When the math is not enough

Heat equivalence ignores flavor, texture, and cooking behavior. A chipotle and a jalapeño have similar SHU, but a chipotle is smoke-dried and brings deep, earthy warmth where a fresh jalapeño is bright and grassy. Swapping one for the other at the same weight gives you matched heat but a fundamentally different dish.

The flavor match indicator helps here. If the substitute is listed as a recommended alternative in our curated database, the match is marked as “Recommended.” If not, the tool shows “Heat match only” — the heat will be close but the flavor character is different. Neither is wrong; the distinction is about whether you are optimizing for heat or for the full experience.

Fresh vs dried peppers

Drying removes water and concentrates capsaicin by approximately 3× by weight. If a recipe calls for 30g of fresh serrano and you only have dried serrano flakes, use about 10g. This tool calculates in fresh weights. For dried-to-dried or fresh-to-dried conversions, apply the 3:1 ratio manually after getting the substitution weight.

Substitution strategies by heat tier

Within the same tier (e.g., habanero for Scotch bonnet) — usually the best substitutions. The heat ratios are close to 1:1, and peppers in the same tier often share flavor families, especially within the same species.

One tier apart (e.g., serrano for jalapeño) — workable with quantity adjustment. The flavor shift is noticeable but usually compatible. Use the calculator ratio and taste-adjust.

Two or more tiers apart (e.g., habanero for jalapeño) — possible but the quantity math becomes extreme. You are better off using less of the hotter pepper and accepting a different heat profile than trying to use a massive quantity of a milder one.

A practical workflow

Check what your recipe calls for. Enter it here. If the substitute amount is reasonable (within 3–5× the original weight), use it. If it is impractical, check the pepper’s substitutes list or browse the comparison tool for a closer match. In all cases, add the substitute gradually and taste. Your palate is the final calibration tool.

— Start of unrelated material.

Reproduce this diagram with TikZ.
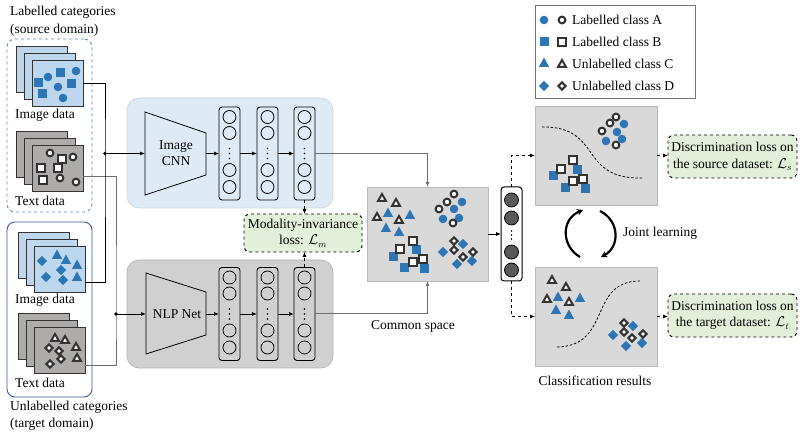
\documentclass[tikz,border=0pt]{standalone}
\usepackage{fontspec}
\setmainfont{Liberation Serif}
\usetikzlibrary{arrows.meta}
\definecolor{mblue}{HTML}{2E75B6}
\definecolor{lblue}{HTML}{BDD7EE}
\definecolor{pblue}{HTML}{DEEBF7}
\definecolor{pgray}{HTML}{D0D0D0}
\definecolor{sgray}{HTML}{D9D9D9}
\definecolor{tgray}{HTML}{AFABAB}
\definecolor{lgreen}{HTML}{E2F0D9}
\definecolor{dgray}{HTML}{333333}
\definecolor{lineg}{HTML}{6E6E6E}
\definecolor{dblue}{HTML}{5B8BC5}
\definecolor{sblue}{HTML}{2F5F9F}
\tikzset{
  hol/.style={draw=dgray, line width=2pt, fill=white, line join=miter},
  txt/.style={font=\fontsize{13.5}{16}\selectfont, inner sep=0pt},
  rbox/.style={inner sep=0pt, outer sep=0pt},
  layerbox/.style={draw, line width=0.9pt, rounded corners=3pt, minimum width=21, minimum height=93, inner sep=0pt, outer sep=0pt},
  tip/.style={-{Latex[length=5pt,width=4pt]}},
  imgline/.style={line width=0.8pt, black},
  txtline/.style={line width=1pt, lineg},
  lossbox/.style={draw, dashed, line width=0.9pt, rounded corners=6pt, fill=lgreen, align=center, inner sep=0pt, outer sep=0pt, font=\fontsize{13.5}{16.5}\selectfont},
  stackrect/.style={draw=dgray, line width=0.9pt},
}
\newcommand\Cf[2]{\fill[mblue] (#1,#2) circle (4.3);}
\newcommand\Ch[2]{\draw[hol] (#1,#2) circle (3.4);}
\newcommand\Sf[2]{\fill[mblue] (#1,#2) ++(-4.5,-4.5) rectangle ++(9,9);}
\newcommand\Sh[2]{\draw[hol] (#1,#2) ++(-3.6,-3.6) rectangle ++(7.2,7.2);}
\newcommand\Tf[2]{\fill[mblue] (#1,#2) ++(0,-5.5) -- ++(5.2,9.5) -- ++(-10.4,0) -- cycle;}
\newcommand\Th[2]{\draw[hol] (#1,#2) ++(0,-4) -- ++(4,7) -- ++(-8,0) -- cycle;}
\newcommand\Df[2]{\fill[mblue] (#1,#2) ++(0,-5.2) -- ++(5.2,5.2) -- ++(-5.2,5.2) -- ++(-5.2,-5.2) -- cycle;}
\newcommand\Dh[2]{\draw[hol] (#1,#2) ++(0,-3.6) -- ++(3.6,3.6) -- ++(-3.6,3.6) -- ++(-3.6,-3.6) -- cycle;}
% stack: name, front left x, front top y, fill
\newcommand\stack[4]{%
  \draw[stackrect, fill=#4] (#2,#3) ++(-16,-14) rectangle ++(51,46);
  \draw[stackrect, fill=#4] (#2,#3) ++(-8,-7) rectangle ++(51,46);
  \node[rbox, draw=dgray, line width=0.9pt, fill=#4, minimum width=51, minimum height=46] (#1) at (#2+25.5,#3+23) {};}
\newcommand\layer[3]{%
  \node[layerbox] (#1) at (#2,#3) {};
  \foreach \d in {-36.5,-20.5,16.5,33.5}{\draw[line width=0.8pt] (#2,#3) ++(0,\d) circle (6.5);}
  \foreach \d in {-5,0,5}{\fill (#2,#3) ++(0,\d) circle (0.8);}}
\begin{document}
\begin{tikzpicture}[x=1pt,y=-1pt]
\useasboundingbox (0,0) rectangle (803,435);

% ---------- left groups ----------
\node[txt, anchor=west] (lab1) at (10,12) {Labelled categories};
\node[txt, anchor=west] (lab2) at (10,30) {(source domain)};
\node[rbox, draw=dblue, dashed, line width=0.9pt, rounded corners=8pt, minimum width=85, minimum height=173] (srcbox) at (49.5,125.5) {};
\stack{imgS}{32}{60}{lblue}
\Cf{48}{77}\Cf{76}{71}\Cf{58}{87}\Cf{63}{98}
\Sf{38}{83}\Sf{60}{73}\Sf{71}{84}\Sf{42}{94}
\node[txt, anchor=west] (imgSl) at (15,115) {Image data};
\stack{txtS}{32}{145}{tgray}
\Sh{62}{159}\Sh{41}{168}\Sh{58}{168}\Sh{43}{180}
\Ch{50}{153}\Ch{73}{157}\Ch{60}{178}\Ch{76}{182}
\node[txt, anchor=west] (txtSl) at (15,201) {Text data};

\node[rbox, draw=sblue, line width=0.9pt, rounded corners=8pt, minimum width=85, minimum height=175] (tgtbox) at (49.5,309.5) {};
\stack{imgT}{34}{246}{lblue}
\Tf{57}{255}\Tf{66}{260}\Tf{77}{265}\Tf{77}{277}
\Df{42}{261}\Df{61}{270}\Df{46}{277}\Df{63}{280}
\node[txt, anchor=west] (imgTl) at (15,300) {Image data};
\stack{txtT}{34}{327}{tgray}
\Th{55}{338}\Th{65}{340}\Th{76}{347}\Th{77}{358}
\Dh{49}{348}\Dh{59}{351}\Dh{61}{359}\Dh{50}{364}
\node[txt, anchor=west] (txtTl) at (15,383) {Text data};
\node[txt, anchor=west] (lab3) at (10,407) {Unlabelled categories};
\node[txt, anchor=west] (lab4) at (10,424) {(target domain)};

% ---------- panels ----------
\node[rbox, draw=pblue!80!gray, line width=0.6pt, fill=pblue, rounded corners=12pt, minimum width=206, minimum height=110] (cnnp) at (230,153) {};
\node[rbox, draw=pgray!85!black, line width=0.6pt, fill=pgray, rounded corners=12pt, minimum width=206, minimum height=108] (nlpp) at (230,314) {};

\draw[line width=0.8pt] (145,112) -- (206,133) -- (206,175) -- (145,195) -- cycle;
\node[txt, align=center] (cnnt) at (176,153) {Image\\CNN};
\coordinate (cnnL) at (145,153.5);
\coordinate (cnnR) at (206,153.5);
\draw[line width=0.8pt] (146,273) -- (206,292) -- (206,335) -- (146,354) -- cycle;
\node[txt] (nlpt) at (177,314) {NLP Net};
\coordinate (nlpL) at (146,314);
\coordinate (nlpR) at (206,314);

\layer{c1}{229.5}{153.5}
\layer{c2}{267.5}{153.5}
\layer{c3}{304.5}{153.5}
\layer{n1}{229.5}{314}
\layer{n2}{267.5}{314}
\layer{n3}{304.5}{314}

% ---------- input connectors ----------
\coordinate (jI) at (105,153.5);
\coordinate (jT) at (116,314);
\draw[txtline] ([yshift=-9pt]txtS.east) -| (jT) |- ([yshift=-16pt]txtT.east);
\draw[imgline] (imgS.east) -| (jI) |- ([yshift=-13pt]imgT.east);
\fill (jI) circle (1.9);
\fill (jT) circle (1.9);
\draw[imgline, tip] (jI) -- (cnnL);
\draw[imgline, tip] (jT) -- (nlpL);
\draw[imgline, tip] (cnnR) -- (c1.west);
\draw[imgline, tip] (c1.east) -- (c2.west);
\draw[imgline, tip] (c2.east) -- (c3.west);
\draw[imgline, tip] (nlpR) -- (n1.west);
\draw[imgline, tip] (n1.east) -- (n2.west);
\draw[imgline, tip] (n2.east) -- (n3.west);

% ---------- modality loss ----------
\node[lossbox, minimum width=118, minimum height=38] (ml) at (303,233) {Modality-invariance\\loss: $\mathcal{L}_m$};
\draw[imgline, dashed, tip] (c3.south) -- (c3.south |- ml.north);
\draw[imgline, dashed, tip] (n3.north) -- (n3.north |- ml.south);

% ---------- common space ----------
\node[rbox, draw=sgray!85!black, line width=0.6pt, fill=sgray, minimum width=121, minimum height=94] (cs) at (427.5,234) {};
\draw[txtline, tip] (c3.east) -| (cs.north);
\draw[txtline, tip] (n3.east) -| (cs.south);
\node[txt] (csl) at (413,326) {Common space};
\Tf{388}{213}\Tf{410}{215}\Tf{386}{228}\Tf{399}{232}
\Th{382}{198}\Th{396}{203}\Th{377}{217}\Th{399}{220}
\Cf{462}{202}\Cf{454}{209}\Cf{443}{219}\Cf{459}{218}
\Ch{454}{194}\Ch{447}{202}\Ch{439}{209}\Ch{453}{223}
\Sf{416}{250}\Sf{393}{257}\Sf{404}{268}\Sf{424}{269}
\Sh{413}{241}\Sh{400}{249}\Sh{423}{259}\Sh{413}{262}
\Df{463}{244}\Df{443}{252}\Df{472}{261}\Df{457}{264}
\Dh{454}{241}\Dh{454}{250}\Dh{463}{257}\Dh{473}{252}

% ---------- classifier ----------
\node[rbox, draw, line width=1pt, fill=white, rounded corners=3pt, minimum width=21, minimum height=94] (cl) at (511.5,234) {};
\foreach \d in {-34,-16,18,36}{\draw[line width=0.8pt, fill=black!65] (511.5,234) ++(0,\d) circle (7);}
\foreach \d in {-4,0,4}{\fill (511.5,235) ++(0,\d) circle (0.8);}
\draw[imgline, tip] (cs.east) -- (cl.west);

% ---------- result panels ----------
\node[rbox, draw=sgray!85!black, line width=0.6pt, fill=sgray, minimum width=122, minimum height=99] (rs) at (596,155.5) {};
\node[rbox, draw=sgray!85!black, line width=0.6pt, fill=sgray, minimum width=122, minimum height=99] (rt) at (596,316.5) {};
\draw[imgline, dashed, tip] (cl.north) |- (rs.west);
\draw[imgline, dashed, tip] (cl.south) |- (rt.west);
\draw[line width=0.8pt, dashed, dash pattern=on 2.5pt off 1.8pt] (542,127) .. controls (603,126) and (578,180) .. (643,178);
\draw[line width=0.8pt, dashed, dash pattern=on 2.5pt off 1.8pt] (557,347) .. controls (612,346) and (588,281) .. (640,281);
\Cf{624}{124}\Cf{617}{132}\Cf{606}{141}\Cf{622}{139}
\Ch{616}{117}\Ch{610}{123}\Ch{602}{131}\Ch{616}{145}
\Sf{577}{170}\Sf{553}{176}\Sf{565}{188}\Sf{585}{189}
\Sh{573}{160}\Sh{561}{169}\Sh{583}{179}\Sh{573}{181}
\Tf{558}{297}\Tf{580}{298}\Tf{556}{310}\Tf{569}{315}
\Th{552}{280}\Th{566}{287}\Th{547}{299}\Th{569}{302}
\Df{633}{326}\Df{613}{335}\Df{642}{343}\Df{626}{346}
\Dh{624}{323}\Dh{643}{334}\Dh{624}{332}\Dh{632}{338}
\node[txt] (crl) at (595,381) {Classification results};

% ---------- loss boxes ----------
\node[lossbox, minimum width=129, minimum height=43] (ls) at (732.5,156.5) {Discrimination loss on\\the source dataset: $\mathcal{L}_s$};
\node[lossbox, minimum width=129, minimum height=43] (lt) at (732.5,315.5) {Discrimination loss on\\the target dataset: $\mathcal{L}_t$};
\draw[imgline, dashed, tip] (rs.east) -- (rs.east -| ls.west);
\draw[imgline, dashed, tip] (rt.east) -- (rt.east -| lt.west);

% ---------- joint learning ----------
\coordinate (jl1) at (580,257);
\coordinate (jl2) at (583,210);
\coordinate (jl3) at (600,211);
\coordinate (jl4) at (601,257);
\draw[line width=2.2pt, -{Stealth[length=6pt,width=6.5pt]}] (jl1) .. controls (561,246) and (561,219) .. (jl2);
\draw[line width=2.2pt, -{Stealth[length=6pt,width=6.5pt]}] (jl3) .. controls (620,221) and (620,247) .. (jl4);
\node[txt, anchor=west] (jll) at (623,233) {Joint learning};

% ---------- legend ----------
\node[rbox, draw=black!55, line width=0.8pt, fill=white, minimum width=160, minimum height=93] (lg) at (615,51.5) {};
\Cf{544}{20}\Ch{562}{20}
\Sf{544}{42}\Sh{562}{42}
\Tf{544}{63}\Th{562}{64}
\Df{544}{86}\Dh{562}{86}
\node[txt, anchor=west] (lgA) at (572,20) {Labelled class A};
\node[txt, anchor=west] (lgB) at (572,42) {Labelled class B};
\node[txt, anchor=west] (lgC) at (572,63.5) {Unlabelled class C};
\node[txt, anchor=west] (lgD) at (572,86) {Unlabelled class D};
\end{tikzpicture}
\end{document}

Frequently asked questions

How does the substitution ratio work?

The ratio is based on typical Scoville values. If pepper A has a typical SHU of 250,000 and pepper B has 5,000, the ratio is 50×. To match the heat of 10g of pepper A, you would start with roughly 500g of pepper B — which is obviously impractical, and the tool will tell you so. The ratio is a starting point for heat equivalence, not a recipe instruction.

Why can’t I just use the ratio directly?

Two reasons. First, flavor differs between peppers — swapping a smoky chipotle for a fruity habanero changes the dish even if the heat matches. Second, the ratio assumes typical SHU values, but individual peppers vary 2–5×. Start with the suggested amount and adjust to taste.

What does the flavor compatibility indicator mean?

If the substitute pepper appears in the original pepper’s substitutes list (curated based on heat proximity and flavor similarity), the tool marks it as a recommended substitute. This does not mean they taste identical, just that they work in similar culinary contexts.

Can I substitute a dried pepper for a fresh one?

Yes, but account for the water loss. Drying concentrates capsaicin by about 3× by weight. If a recipe calls for 30g of fresh jalapeño, you would use roughly 10g of dried jalapeño flakes for equivalent heat. The tool uses fresh weights; adjust manually for dried peppers.

What if the substitute amount is unreasonably large?

That means the substitute is much milder than the original. Using 200g of bell pepper to replace 10g of habanero does not work in practice — you would be adding a cup of bell pepper to your dish. The tool warns you when substitutions are impractical. In those cases, consider a closer heat match.

What about pepper extracts and hot sauces as substitutes?

This tool covers whole peppers only. Pepper extracts and hot sauces have widely varying capsaicin concentrations that depend on brand, dilution, and processing. The hot sauce calculator (coming soon) will handle sauce-based substitutions.